Little Big League was just signed to Run For Cover records, and is still a relatively unknown band. That makes listening to them cool, right? Nevertheless, one word to describe their music is “sick.” Sick in the fact that there’s so much diversity in a single album that it makes for a dynamic adaptation to the “indie-emo revival” genre (and not in the idea that this album makes me sick and nauseous). When compared to previous releases, Tropical Jinx does not seem to stand out as much, however. The sound seems to have stayed consistent, and the same sort of variation of songs is prevalent, which should not automatically be assumed to be a bad thing.
Philadelphia has been spewing out some of the best punk bands from their dingy basements and incredible music culture. Little Big League is no exception to this. Formed from the remains of other Philly bands, Little Big League quickly released a 7” which sort of set the tone and sound of the band. Since then, releases have all followed the same sort of dynamics; swelling guitars and unique female vocals, all of which are reminiscent of other bands with the same sort of sound, like Hop Along and Lemuria. Little Big League (LBL, as I refer to them as), despite similar aspects of their music, stands out amongst many of the upcoming acts, and should definitely continue on with an outstanding discography.

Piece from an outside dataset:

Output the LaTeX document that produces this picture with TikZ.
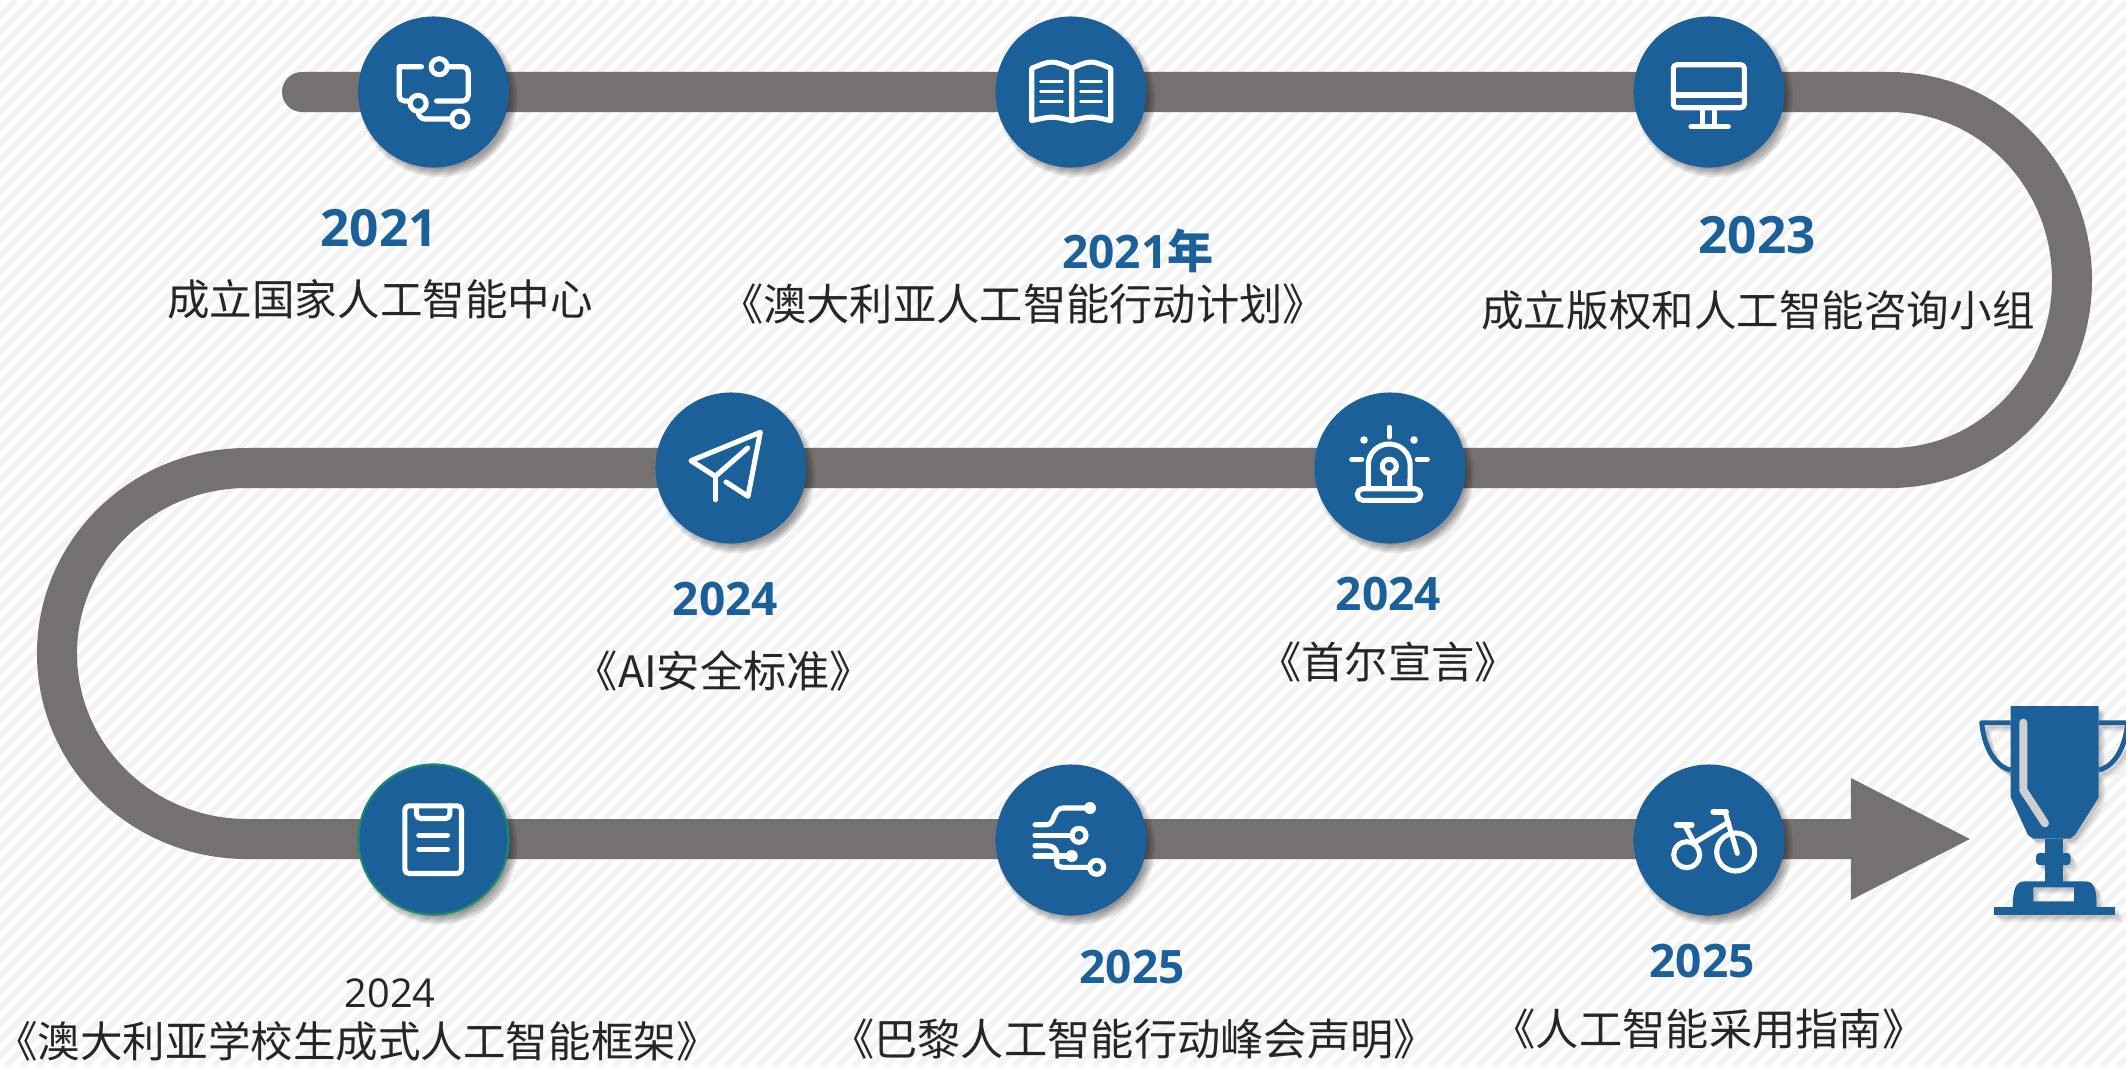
\documentclass[tikz,border=0pt]{standalone}
\usepackage{fontspec}
\setmainfont{Open Sans}
\newfontfamily\cjk{Noto Sans CJK SC}
\usetikzlibrary{arrows.meta}
\definecolor{stepblue}{HTML}{1C6099}
\definecolor{trackgray}{HTML}{767171}
\definecolor{stripegray}{HTML}{F3F3F3}
\definecolor{ringgreen}{HTML}{1A8A6E}
\definecolor{textdark}{HTML}{262626}
\tikzset{
  track/.style={draw=trackgray,line width=0.4cm,line cap=round,line join=round},
  stepdot/.style={shape=circle,fill=stepblue,minimum size=1.51cm,inner sep=0pt},
  icon/.style={draw=white,line width=1.45pt,line cap=round,line join=round},
  thinicon/.style={icon,line width=0.85pt},
  yearlabel/.style={inner sep=0pt,text=stepblue,font=\fontsize{14.6}{16}\selectfont\bfseries},
  yearsmall/.style={yearlabel,font=\fontsize{13.1}{16}\selectfont\bfseries},
  textlabel/.style={inner sep=0pt,text=textdark,font=\fontsize{12.1}{15}\selectfont\cjk},
  textsmall/.style={textlabel,font=\fontsize{12.3}{15}\selectfont\cjk}
}
\newcommand{\trophypaths}{
\fill (2010.7,706) -- (2098.7,706) -- (2098.7,797.3) -- (2075,835) -- (2070,838.7) -- (2033.3,838.7) -- (2028,835) -- (2010.7,797.3) -- cycle;
\fill (2045.3,838.7) rectangle (2063.3,882);
\fill[rounded corners=1pt] (2036,853) rectangle (2070.7,865);
\fill[even odd rule] (2012.7,907.3) .. controls (2013,890) and (2015,881.3) .. (2025,881.3) -- (2085,881.3) .. controls (2095,881.3) and (2096.5,890) .. (2096.7,907.3) -- cycle (2033.3,887.3) rectangle (2074,901.3);
\fill (1993.7,907.3) rectangle (2115.3,915.3);
\draw[line width=1.4pt,line join=round] (2010.7,722.7) -- (1981.7,722.7) .. controls (1985,755) and (2000,768) .. (2010.7,770);
\draw[line width=1.4pt,line join=round] (2098.7,722.7) -- (2127.7,722.7) .. controls (2124.4,755) and (2109.4,768) .. (2098.7,770);
}

\begin{document}
\begin{tikzpicture}[x=0.01cm,y=-0.01cm]

\useasboundingbox (0,0) rectangle (2126,1066);
\fill[white] (0,0) rectangle (2126,1066);
\begin{scope}
\clip (0,0) rectangle (2126,1066);
\foreach \n in {0,...,200}
  \draw[stripegray,line width=1.6pt] (16*\n,0) -- (16*\n-1066,1066);
\end{scope}

\coordinate (trackstart) at (302,92);
\coordinate (bend1) at (1890,92);
\coordinate (bend2) at (247,468);
\coordinate (tracktip) at (1973,839);

\draw[track,-{Triangle[length=1.22cm,width=1.12cm]}] (trackstart) -- (bend1)
  arc[start angle=-90,end angle=90,x radius=182,y radius=188] -- (bend2)
  arc[start angle=-90,end angle=-270,x radius=190,y radius=185.5] -- (tracktip);

\foreach \cx/\cy in {433.5/92,1071/92,1709/92,1390/468,731/468,433.5/839.5,1071/840,1709/840}
  \foreach \rad in {71,73,75,77,79}
    \fill[black,opacity=0.09] (\cx+5,\cy+6) circle[radius=\rad];

\node[stepdot] (step1) at (433.5,92) {};
\node[stepdot] (step2) at (1071,92) {};
\node[stepdot] (step3) at (1709,92) {};
\node[stepdot] (step4) at (1390,468) {};
\node[stepdot] (step5) at (731,468) {};
\node[stepdot,draw=ringgreen,line width=0.6pt,minimum size=1.5cm] (step6) at (433.5,839.5) {};
\node[stepdot] (step7) at (1071,840) {};
\node[stepdot] (step8) at (1709,840) {};

\begin{scope}[shift={(step1.center)}]
\draw[icon] (-12,-25.3) -- (-34.3,-25.3) [rounded corners=1.5pt] -- (-34.3,9) -- (-25,9);
\draw[icon,rounded corners=1.5pt] (14.7,-25.3) -- (34.7,-25.3) -- (34.7,9) -- (3,9);
\draw[icon,rounded corners=2pt] (-15.3,20.7) -- (-15.3,27) -- (18,27);
\draw[icon] (5.7,-25.3) circle[radius=8];
\draw[icon] (-15.3,11.3) circle[radius=8];
\draw[icon] (26.3,27) circle[radius=8];
\end{scope}

\begin{scope}[shift={(step2.center)}]
\draw[icon] (0.7,-23.7) .. controls (-19,-32) .. (-39.3,-23.7) -- (-39.3,28.7) .. controls (-19,24) .. (0.7,28.7) -- cycle;
\draw[icon] (0.7,-23.7) .. controls (20,-32) .. (39.7,-23.7) -- (39.7,28.7) .. controls (20,24) .. (0.7,28.7);
\foreach \ly in {-10.3,-0.3,9} {
  \draw[thinicon] (-30.3,\ly) -- (-8.7,\ly);
  \draw[thinicon] (9.7,\ly) -- (30.7,\ly);
}
\end{scope}

\begin{scope}[shift={(step3.center)}]
\draw[icon,rounded corners=1pt] (-35.7,-27.3) rectangle (35.3,15.7);
\draw[icon] (-35.7,3) -- (35.3,3);
\draw[icon] (-6.3,16) -- (-6.3,34);
\draw[icon] (5.3,16) -- (5.3,34);
\draw[icon] (-18,34.7) -- (19.3,34.7);
\end{scope}

\begin{scope}[shift={(step4.center)}]
\draw[icon] (-21.7,20) -- (-21.7,-3.3) arc[start angle=180,end angle=360,x radius=20.9,y radius=20.7] -- (20,20);
\draw[icon] (-0.7,-1.7) circle[radius=7];
\draw[icon] (-0.7,5.3) -- (-0.7,18);
\draw[icon,rounded corners=1.6pt] (-32.7,20.7) rectangle (30.7,32.3);
\draw[icon] (-0.7,-40.7) -- (-0.7,-31);
\fill[white] (-26,-28) circle[radius=3.8];
\fill[white] (24,-28) circle[radius=3.8];
\draw[icon] (-38.3,-8.3) -- (-28.3,-8.3);
\draw[icon] (27.3,-8.3) -- (37.3,-8.3);
\end{scope}

\begin{scope}[shift={(step5.center)}]
\draw[icon] (-5,14) -- (17,28.3) -- (29.3,-35.7) -- (-40,-7.3) -- (-15.7,8.3) -- (16.7,-20);
\draw[icon] (-15.7,8.3) -- (-15.7,31.7);
\end{scope}

\begin{scope}[shift={(step6.center)}]
\draw[icon,rounded corners=1.2pt] (-28.7,-33.7) rectangle (28,34);
\draw[icon,rounded corners=1.2pt] (-17,-33.7) -- (-17,-21) -- (16.3,-21) -- (16.3,-33.7);
\draw[icon] (-14.7,-4.3) -- (14,-4.3);
\draw[icon] (-14.7,9.7) -- (14,9.7);
\end{scope}

\begin{scope}[shift={(step7.center)}]
\draw[icon] (-36,-15.3) -- (-24,-15.3) .. controls (-16,-15.3) and (-18,-32) .. (-8,-32) -- (19,-32);
\fill[white] (19,-32) circle[radius=6];
\draw[icon] (-36,-4.7) -- (1,-4.7);
\draw[icon] (8,-4.7) circle[radius=7];
\draw[icon] (-36,5.7) -- (-24,5.7) .. controls (-18,5.7) and (-14.3,9) .. (-14.3,14) -- (-14.3,22) .. controls (-14.3,26) and (-12,27.3) .. (-9,27.3) -- (18,27.3);
\draw[icon] (25.7,27.3) circle[radius=7];
\draw[icon] (-36,16) -- (0.7,16);
\fill[white] (0.7,16) circle[radius=6];
\end{scope}

\begin{scope}[shift={(step8.center)}]
\draw[icon] (-22.3,14.7) circle[radius=13];
\draw[icon] (26.7,12) circle[radius=19];
\draw[icon,line width=1.7pt] (-32.3,-15) -- (-17.3,-15);
\draw[icon] (-24,-14.3) -- (-14,4);
\draw[icon] (-14,2.3) -- (19.3,-17.7);
\draw[icon] (16,-28.3) -- (28.3,13.3);
\draw[icon,line width=1.7pt] (4.3,-28.3) -- (17,-28.3);
\end{scope}

\foreach \off/\op in {7/0.05,5/0.08,3/0.1} {
  \begin{scope}[shift={(\off,\off)},opacity=\op,transparency group,black,draw=black,fill=black]
  \trophypaths
  \end{scope}
}
\begin{scope}[draw=stepblue,fill=stepblue]
\trophypaths
\end{scope}
\draw[draw=stripegray!85!black,line width=2.3pt,line cap=round,line join=round] (2023.3,722.7) -- (2023.3,790) -- (2045,823.3);

\node[yearlabel] (year1) at (379,228) {2021};
\node[textlabel] (text1) at (380,299) {成立国家人工智能中心};
\node[yearsmall] (year2) at (1138,251) {2021\cjk 年};
\node[textsmall] (text2) at (1023,304) {《澳大利亚人工智能行动计划》};
\node[yearlabel] (year3) at (1757,235) {2023};
\node[textlabel] (text3) at (1758,310) {成立版权和人工智能咨询小组};
\node[yearsmall] (year4) at (725.5,599) {2024};
\node[textsmall] (text4) at (724,671) {《AI安全标准》};
\node[yearsmall] (year5) at (1388.5,594) {2024};
\node[textsmall] (text5) at (1388,662) {《首尔宣言》};
\node[inner sep=0pt,text=textdark,font=\fontsize{11.3}{15}\selectfont] (year6) at (390,993) {2024};
\node[textlabel] (text6) at (357,1041) {《澳大利亚学校生成式人工智能框架》};
\node[yearsmall] (year7) at (1132,967) {2025};
\node[textsmall] (text7) at (1134,1039) {《巴黎人工智能行动峰会声明》};
\node[yearsmall] (year8) at (1702,961) {2025};
\node[textsmall] (text8) at (1709,1029) {《人工智能采用指南》};

\end{tikzpicture}
\end{document}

Tropical Jinx came to me by chance. I happened to stumble upon a video of a live set of the band, and began to explore the internet to see what else I could find. I soon discovered that this band was recently signed to one of my favorite record labels, putting out other great artists like Tigers Jaw and Basement. I suppose there was a sort of bias on why I chose to listen, but my current love for the band outweighs that bias. I then proceeded to order the deluxe pre-order of the record, on a clear coke-bottle green colored variant, which is by far the most beautiful piece of vinyl I have ever owned. The title track, “Tropical Jinx,” basically sets the mood for the entire album. Twangy, distorted guitars and almost mellow-sounding vocals carry throughout the album. But it then begins to pick up with the next track, “Sucker,” which shows off the singer’s ability to really screech. Overall, the band has an excellent ability to create a dynamic track list.
Little Big League have discovered their sound and it seems to be working well for them, and if you like Tropical Jinx, you’ll definitely enjoy their older material.